I'm thinking of keeping a few horses/cattle on the (retired) neighbour's farm. How do I go about getting a herdnumber?


----------



## Graham_07 (17 Jul 2007)

Dept of Agriculture presumably or contact you local Teagasc office, they should know.


----------



## ClubMan (17 Jul 2007)

I would imagine that the Dept. of Agriculture or the IFA might be able to advise?

_Post crossed with Graham_07's._


----------



## millertime (17 Jul 2007)

Thanks for the links, a few practical questions , maybe someone has gone through the experience and can answer them:

1 Do I have to have done any Agri courses to get a herd number?
2 Is it necessary own land or will a year on year lease do?
3 Will the retired farmer still retain his single farm payment etc???

Apologies if this thread is in the wrong place,


----------



## simplyjoe (17 Jul 2007)

Thanks miller. I too would like the answer to your questions.


----------



## MOB (17 Jul 2007)

1 Do I have to have done any Agri courses to get a herd number? 

 No

2 Is it necessary own land or will a year on year lease do?  

A written lease will do; not sure if a one year lease is acceptable. Ask at your local Teagasc office.

3 Will the retired farmer still retain his single farm payment etc???  

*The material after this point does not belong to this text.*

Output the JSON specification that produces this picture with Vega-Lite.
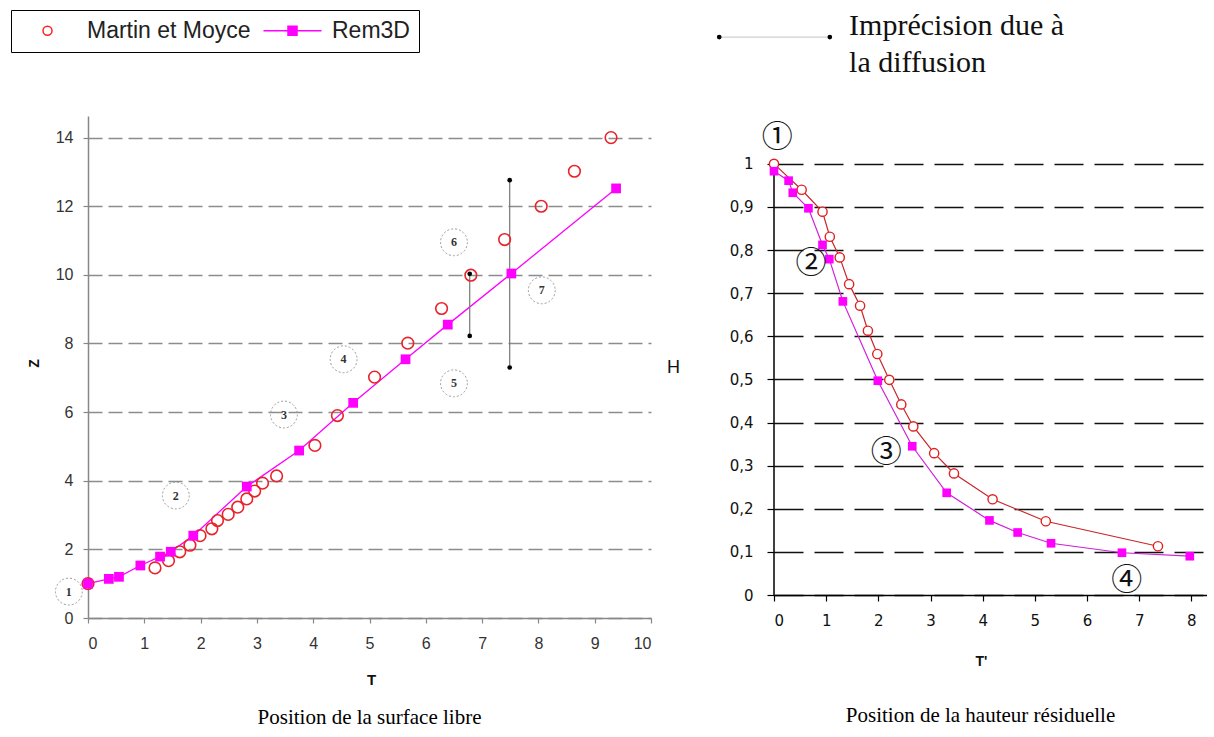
{
  "$schema": "https://vega.github.io/schema/vega-lite/v6.json",
  "background": "white",
  "padding": {"left": 10, "top": 9, "right": 0, "bottom": 0},
  "bounds": "flush",
  "spacing": 123,
  "config": {
    "view": {"stroke": null},
    "axis": {"labelFont": "Liberation Sans", "titleFont": "Liberation Sans"},
    "title": {"font": "Liberation Serif", "fontSize": 21, "fontWeight": "normal", "color": "black", "orient": "bottom", "anchor": "middle", "frame": "group"}
  },
  "hconcat": [
    {
      "width": 563,
      "height": 502,
      "title": {"text": "Position de la surface libre", "offset": 19},
      "layer": [
        {
          "data": {"values": [
            {"T": 0, "Z": 1.0}, {"T": 0.37, "Z": 1.14}, {"T": 0.55, "Z": 1.2}, {"T": 0.93, "Z": 1.53},
            {"T": 1.28, "Z": 1.79}, {"T": 1.47, "Z": 1.93}, {"T": 1.87, "Z": 2.4}, {"T": 2.82, "Z": 3.83},
            {"T": 3.75, "Z": 4.88}, {"T": 4.71, "Z": 6.27}, {"T": 5.64, "Z": 7.54}, {"T": 6.39, "Z": 8.55},
            {"T": 7.52, "Z": 10.04}, {"T": 9.38, "Z": 12.52}
          ]},
          "mark": {"type": "line", "color": "#ff00ff", "strokeWidth": 1.3},
          "encoding": {
            "x": {"field": "T", "type": "quantitative", "scale": {"domain": [0, 10], "nice": false, "zero": false},
              "axis": {"values": [0,1,2,3,4,5,6,7,8,9,10], "format": "d", "title": "T", "titleFontWeight": "bold", "titleFontSize": 15, "titleColor": "#111",
                "titleX": 283, "titleY": 61.5, "titleBaseline": "middle", "titleAlign": "center",
                "domainColor": "#888", "domainWidth": 1.5, "tickColor": "#888", "tickSize": 5, "tickWidth": 1.2,
                "labelPadding": 12, "labelFontSize": 16, "labelColor": "#333", "grid": false}},
            "y": {"field": "Z", "type": "quantitative", "scale": {"domain": [0, 14.63], "nice": false, "zero": false},
              "axis": {"values": [0,2,4,6,8,10,12,14], "format": "d", "title": "Z", "titleFontWeight": "bold", "titleFontSize": 14, "titleColor": "#111",
                "titleX": -54, "titleY": 247, "titleAngle": -90, "titleBaseline": "middle", "titleAlign": "center",
                "grid": true, "gridDash": [14, 6], "gridColor": "#8c8c8c", "gridWidth": 1.5,
                "domainColor": "#888", "domainWidth": 1.5, "tickColor": "#888", "tickSize": 5, "tickWidth": 1.2,
                "labelPadding": 10, "labelFontSize": 16, "labelColor": "#333"}}
          }
        },
        {
          "data": {"values": [
            {"T": 6.78, "Z": 8.22, "Z2": 10.03},
            {"T": 7.49, "Z": 7.3, "Z2": 12.76}
          ]},
          "mark": {"type": "rule", "color": "#777", "strokeWidth": 1.2},
          "encoding": {
            "x": {"field": "T", "type": "quantitative"},
            "y": {"field": "Z", "type": "quantitative"},
            "y2": {"field": "Z2"}
          }
        },
        {
          "data": {"values": [
            {"T": 6.78, "Z": 8.22}, {"T": 6.78, "Z": 10.03},
            {"T": 7.49, "Z": 7.3}, {"T": 7.49, "Z": 12.76}
          ]},
          "mark": {"type": "point", "filled": true, "color": "black", "size": 22, "opacity": 1},
          "encoding": {
            "x": {"field": "T", "type": "quantitative"},
            "y": {"field": "Z", "type": "quantitative"}
          }
        },
        {
          "data": {"values": [
            {"T": 0, "Z": 1.0}, {"T": 1.19, "Z": 1.46}, {"T": 1.43, "Z": 1.67}, {"T": 1.63, "Z": 1.93},
            {"T": 1.81, "Z": 2.12}, {"T": 1.99, "Z": 2.4}, {"T": 2.2, "Z": 2.6}, {"T": 2.3, "Z": 2.84},
            {"T": 2.49, "Z": 3.02}, {"T": 2.66, "Z": 3.23}, {"T": 2.82, "Z": 3.47}, {"T": 2.96, "Z": 3.7},
            {"T": 3.1, "Z": 3.93}, {"T": 3.35, "Z": 4.14}, {"T": 4.03, "Z": 5.03}, {"T": 4.43, "Z": 5.9},
            {"T": 5.09, "Z": 7.02}, {"T": 5.68, "Z": 8.01}, {"T": 6.28, "Z": 9.02}, {"T": 6.8, "Z": 9.99},
            {"T": 7.4, "Z": 11.03}, {"T": 8.05, "Z": 12.0}, {"T": 8.64, "Z": 13.02}, {"T": 9.29, "Z": 14.0}
          ]},
          "mark": {"type": "point", "shape": "circle", "size": 135, "filled": false, "stroke": "#e8232a", "strokeWidth": 1.6, "opacity": 1},
          "encoding": {
            "x": {"field": "T", "type": "quantitative"},
            "y": {"field": "Z", "type": "quantitative"}
          }
        },
        {
          "data": {"values": [
            {"T": 0, "Z": 1.0}, {"T": 0.37, "Z": 1.14}, {"T": 0.55, "Z": 1.2},
            {"T": 0.93, "Z": 1.53}, {"T": 1.28, "Z": 1.79}, {"T": 1.47, "Z": 1.93},
            {"T": 1.87, "Z": 2.4}, {"T": 2.82, "Z": 3.83}, {"T": 3.75, "Z": 4.88},
            {"T": 4.71, "Z": 6.27}, {"T": 5.64, "Z": 7.54}, {"T": 6.39, "Z": 8.55},
            {"T": 7.52, "Z": 10.04}, {"T": 9.38, "Z": 12.52}
          ]},
          "mark": {"type": "point", "shape": "square", "size": 95, "filled": true, "color": "#ff00ff", "opacity": 1},
          "encoding": {
            "x": {"field": "T", "type": "quantitative"},
            "y": {"field": "Z", "type": "quantitative"}
          }
        },
        {
          "data": {"values": []},
          "mark": {"type": "point", "opacity": 1},
          "encoding": {
            "x": {"field": "T", "type": "quantitative"},
            "y": {"field": "Z", "type": "quantitative"},
            "shape": {"field": "series", "type": "nominal",
              "scale": {"domain": ["Martin et Moyce", "Rem3D"], "range": ["M-2.9,0M-0.45,0A0.45,0.45,0,1,1,0.45,0A0.45,0.45,0,1,1,-0.45,0Z", "M-2.9,0H2.9M-0.45,-0.45H0.45V0.45H-0.45Z"]},
              "legend": {
                "title": null, "orient": "none", "legendX": -77, "legendY": -106, "direction": "horizontal",
                "strokeColor": "#000", "fillColor": "white", "padding": 9,
                "labelFont": "Liberation Sans", "labelFontSize": 23, "labelColor": "#222", "labelOffset": 28, "labelLimit": 400,
                "symbolOffset": 16, "columnPadding": 9, "symbolSize": 400, "symbolStrokeWidth": 1.5
              }},
            "fill": {"field": "series", "type": "nominal",
              "scale": {"domain": ["Martin et Moyce", "Rem3D"], "range": ["transparent", "#ff00ff"]}},
            "stroke": {"field": "series", "type": "nominal",
              "scale": {"domain": ["Martin et Moyce", "Rem3D"], "range": ["#ff2020", "#ff00ff"]}}
          }
        },
        {
          "data": {"values": [
            {"T": -0.34, "Z": 0.77, "label": "1"}, {"T": 1.56, "Z": 3.57, "label": "2"},
            {"T": 3.48, "Z": 5.93, "label": "3"}, {"T": 4.54, "Z": 7.54, "label": "4"},
            {"T": 6.5, "Z": 6.84, "label": "5"}, {"T": 6.5, "Z": 10.95, "label": "6"},
            {"T": 8.06, "Z": 9.55, "label": "7"}
          ]},
          "layer": [
            {
              "mark": {"type": "point", "shape": "circle", "size": 720, "filled": false, "stroke": "#9a9a9a", "strokeWidth": 1, "strokeDash": [2, 2], "opacity": 1},
              "encoding": {
                "x": {"field": "T", "type": "quantitative"},
                "y": {"field": "Z", "type": "quantitative"}
              }
            },
            {
              "mark": {"type": "text", "font": "Liberation Serif", "fontSize": 12, "fontWeight": "bold", "color": "#333", "baseline": "middle", "align": "center"},
              "encoding": {
                "x": {"field": "T", "type": "quantitative"},
                "y": {"field": "Z", "type": "quantitative"},
                "text": {"field": "label"}
              }
            }
          ]
        }
      ]
    },
    {
      "width": 433,
      "height": 479,
      "title": {"text": "Position de la hauteur résiduelle", "offset": 37, "dx": -10},
      "layer": [
        {
          "data": {"values": [{"T": 0, "H": 0, "H2": 1}]},
          "mark": {"type": "rule", "color": "black", "strokeWidth": 1.5},
          "encoding": {
            "x": {"field": "T", "type": "quantitative", "scale": {"domain": [0, 8.3], "nice": false, "zero": false},
              "axis": {"values": [0,1,2,3,4,5,6,7,8], "format": "d", "title": "T'", "titleFontWeight": "bold", "titleFontSize": 14, "titleColor": "#111",
                "titleX": 207, "titleY": 66, "titleBaseline": "middle", "titleAlign": "center",
                "domainColor": "black", "domainWidth": 1.5, "tickColor": "black", "tickSize": 6, "tickWidth": 1.2,
                "labelPadding": 12, "labelFont": "DejaVu Sans", "labelFontSize": 15, "labelColor": "#111", "grid": false}},
            "y": {"field": "H", "type": "quantitative", "scale": {"domain": [0, 1.111], "nice": false, "zero": false},
              "axis": {"values": [0,0.1,0.2,0.3,0.4,0.5,0.6,0.7,0.8,0.9,1], "labelExpr": "replace(format(datum.value, '~g'), '.', ',')",
                "title": "H", "titleFontWeight": "normal", "titleFontSize": 18, "titleColor": "#111",
                "titleX": -101, "titleY": 251, "titleAngle": 0, "titleBaseline": "middle", "titleAlign": "center",
                "domain": false, "grid": true, "gridDash": [29, 11], "gridColor": "#111", "gridWidth": 1.5,
                "tickColor": "black", "tickSize": 7, "tickWidth": 1.2,
                "labelPadding": 14, "labelFont": "DejaVu Sans", "labelFontSize": 15, "labelColor": "#111"}},
            "y2": {"field": "H2"}
          }
        },
        {
          "data": {"values": [
            {"T": 0, "H": 1.0}, {"T": 0.53, "H": 0.94}, {"T": 0.93, "H": 0.889}, {"T": 1.07, "H": 0.831},
            {"T": 1.26, "H": 0.783}, {"T": 1.44, "H": 0.721}, {"T": 1.65, "H": 0.671}, {"T": 1.8, "H": 0.613},
            {"T": 1.98, "H": 0.559}, {"T": 2.21, "H": 0.499}, {"T": 2.44, "H": 0.442}, {"T": 2.67, "H": 0.391},
            {"T": 3.07, "H": 0.329}, {"T": 3.45, "H": 0.282}, {"T": 4.19, "H": 0.222}, {"T": 5.21, "H": 0.171},
            {"T": 7.36, "H": 0.113}
          ]},
          "layer": [
            {"mark": {"type": "line", "color": "#c8262b", "strokeWidth": 1.2},
             "encoding": {"x": {"field": "T", "type": "quantitative"}, "y": {"field": "H", "type": "quantitative"}}},
            {"mark": {"type": "point", "shape": "circle", "size": 85, "filled": true, "fill": "white", "stroke": "#e02020", "strokeWidth": 1.4, "opacity": 1},
             "encoding": {"x": {"field": "T", "type": "quantitative"}, "y": {"field": "H", "type": "quantitative"}}}
          ]
        },
        {
          "data": {"values": [
            {"T": 0, "H": 0.983}, {"T": 0.28, "H": 0.961}, {"T": 0.36, "H": 0.933}, {"T": 0.66, "H": 0.897},
            {"T": 0.93, "H": 0.812}, {"T": 1.06, "H": 0.779}, {"T": 1.32, "H": 0.681}, {"T": 1.99, "H": 0.497},
            {"T": 2.65, "H": 0.345}, {"T": 3.31, "H": 0.237}, {"T": 4.13, "H": 0.173}, {"T": 4.67, "H": 0.145},
            {"T": 5.31, "H": 0.12}, {"T": 6.67, "H": 0.098}, {"T": 7.97, "H": 0.09}
          ]},
          "layer": [
            {"mark": {"type": "line", "color": "#d020d8", "strokeWidth": 1.2},
             "encoding": {"x": {"field": "T", "type": "quantitative"}, "y": {"field": "H", "type": "quantitative"}}},
            {"mark": {"type": "point", "shape": "square", "size": 75, "filled": true, "color": "#ff00ff", "opacity": 1},
             "encoding": {"x": {"field": "T", "type": "quantitative"}, "y": {"field": "H", "type": "quantitative"}}}
          ]
        },
        {
          "data": {"values": [
            {"T": 0.06, "H": 1.06, "label": "①"}, {"T": 0.71, "H": 0.768, "label": "②"},
            {"T": 2.15, "H": 0.33, "label": "③"}, {"T": 6.76, "H": 0.032, "label": "④"}
          ]},
          "mark": {"type": "text", "font": "Noto Sans CJK JP", "fontSize": 31, "color": "#111", "baseline": "middle", "align": "center"},
          "encoding": {
            "x": {"field": "T", "type": "quantitative"},
            "y": {"field": "H", "type": "quantitative"},
            "text": {"field": "label"}
          }
        },
        {
          "data": {"values": [{"T": -1.05, "T2": 1.07, "H": 1.294}]},
          "mark": {"type": "rule", "color": "#c4c4c4", "strokeWidth": 1},
          "encoding": {
            "x": {"field": "T", "type": "quantitative"},
            "x2": {"field": "T2"},
            "y": {"field": "H", "type": "quantitative"}
          }
        },
        {
          "data": {"values": [{"T": -1.05, "H": 1.294}, {"T": 1.07, "H": 1.294}]},
          "mark": {"type": "point", "filled": true, "color": "black", "size": 22, "opacity": 1},
          "encoding": {
            "x": {"field": "T", "type": "quantitative"},
            "y": {"field": "H", "type": "quantitative"}
          }
        },
        {
          "data": {"values": [
            {"T": 1.44, "H": 1.32, "label": "Imprécision due à"},
            {"T": 1.44, "H": 1.234, "label": "la diffusion"}
          ]},
          "mark": {"type": "text", "font": "Liberation Serif", "fontSize": 30, "color": "#111", "baseline": "middle", "align": "left"},
          "encoding": {
            "x": {"field": "T", "type": "quantitative"},
            "y": {"field": "H", "type": "quantitative"},
            "text": {"field": "label"}
          }
        }
      ]
    }
  ]
}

The rules are complex and of course they are subject to change.  I think there is a clawback if entitlements are leased.  I think that some entitlements cannot be transferred or leased;  In any given year, you have to use them to be paid out on them, so if the farmer leases the land to you, the entitlements are no good to him for the duration of the lease.  Of course, he might have a situation such as 40 hectares of land but only 20 entitlements (unusual but possible) in which case he might be able to lease 20 hectares to you and keep 20 to cover his entitlements.  I hope this gives you some flavour of the needless complexity involved.  Really, the farmer would want to get full and detailed advice specific to his situation.  Teagasc are generally good on this stuff, as are most of the private agricultural advisers and some rural solicitors.


----------



## millertime (19 Jul 2007)

Thanks MOB, great info, I'm getting onto Teagasc next week, I will post up findings..


----------



## Nozwoz (4 Oct 2007)

hi millertime, did you manage to find out through Teagasc how to get a herd number?  I'd be really interested in hearing about the application process,

nozwoz


----------